Avant d’apporter la réponse à la devinette proposée avant-hier, jetons un œil aux raisons invoquées par Comte pour déterminer la langue qui a vocation à devenir universelle. Comte tranche d’abord la question de savoir si cette langue doit être une des langues naturelles existantes ou s’il faut créer une langue artificielle à cette fin :
Son institution [celle d’une langue commune aux différents peuples] préoccupa les principaux penseurs, depuis que la révolution occidentale suscita des aspirations décisives à la régénération finale. Mais l’esprit métaphysique fit méconnaître la spontanéité d’une telle construction, qui, nécessairement fondée sur l’élaboration populaire, ne peut résulter que de l’adoption unanime d’une langue existante.

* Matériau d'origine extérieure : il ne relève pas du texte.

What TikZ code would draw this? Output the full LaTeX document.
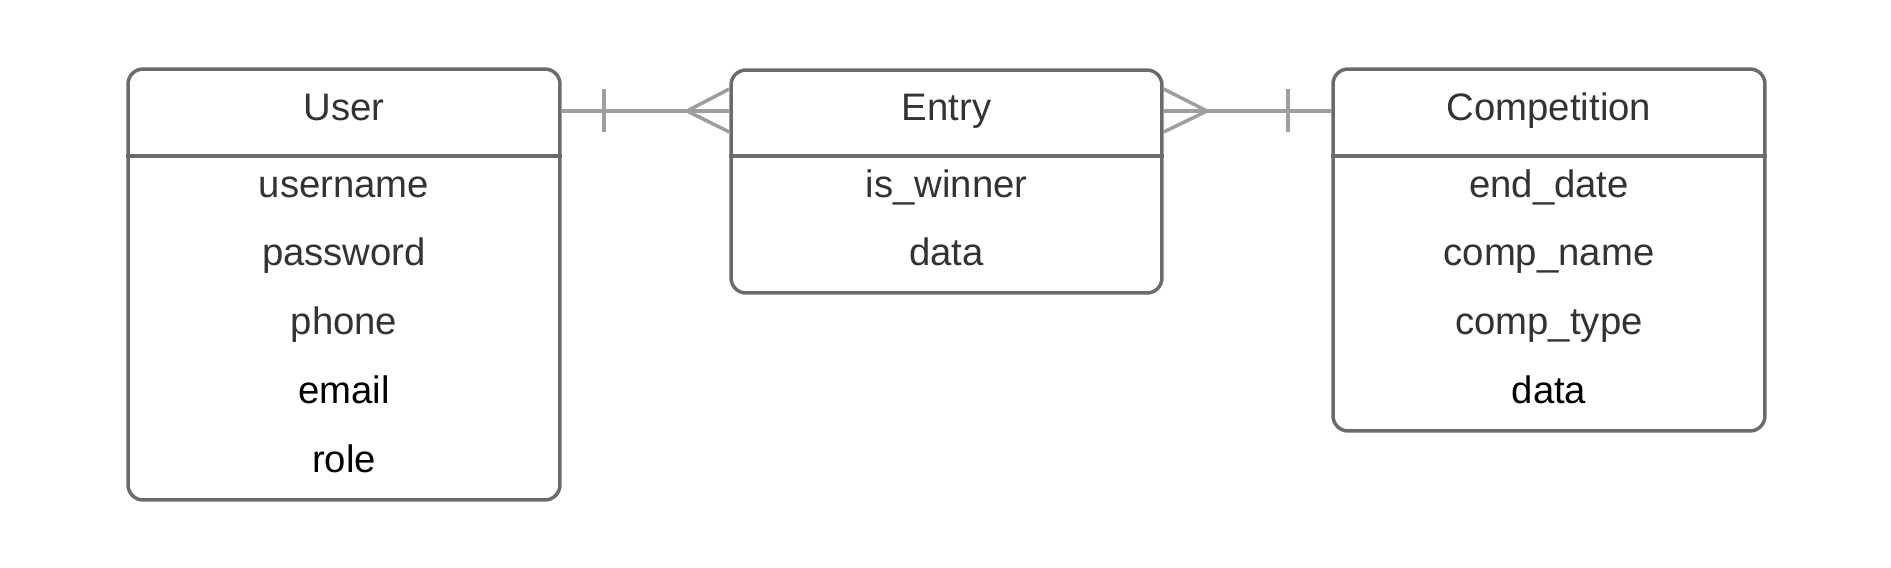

Système de politique positive, Tome IV, chapitre I, p.75
La position prise ici par Comte Comte n’a rien de surprenant quand on sait que pour réfuter l’individualisme il fait valoir l’impossibilité pour un individu de construire seul une langue :
« Celui qui se croirait indépendant des autres, dans ses affections, ses pensées, ou ses actes, ne pourrait même formuler un tel blasphème sans une contradiction immédiate, puisque son langage ne lui appartient pas. La plus haute intelligence est incapable isolément de construire la moindre langue, qui exige toujours la coopération populaire de plusieurs générations. »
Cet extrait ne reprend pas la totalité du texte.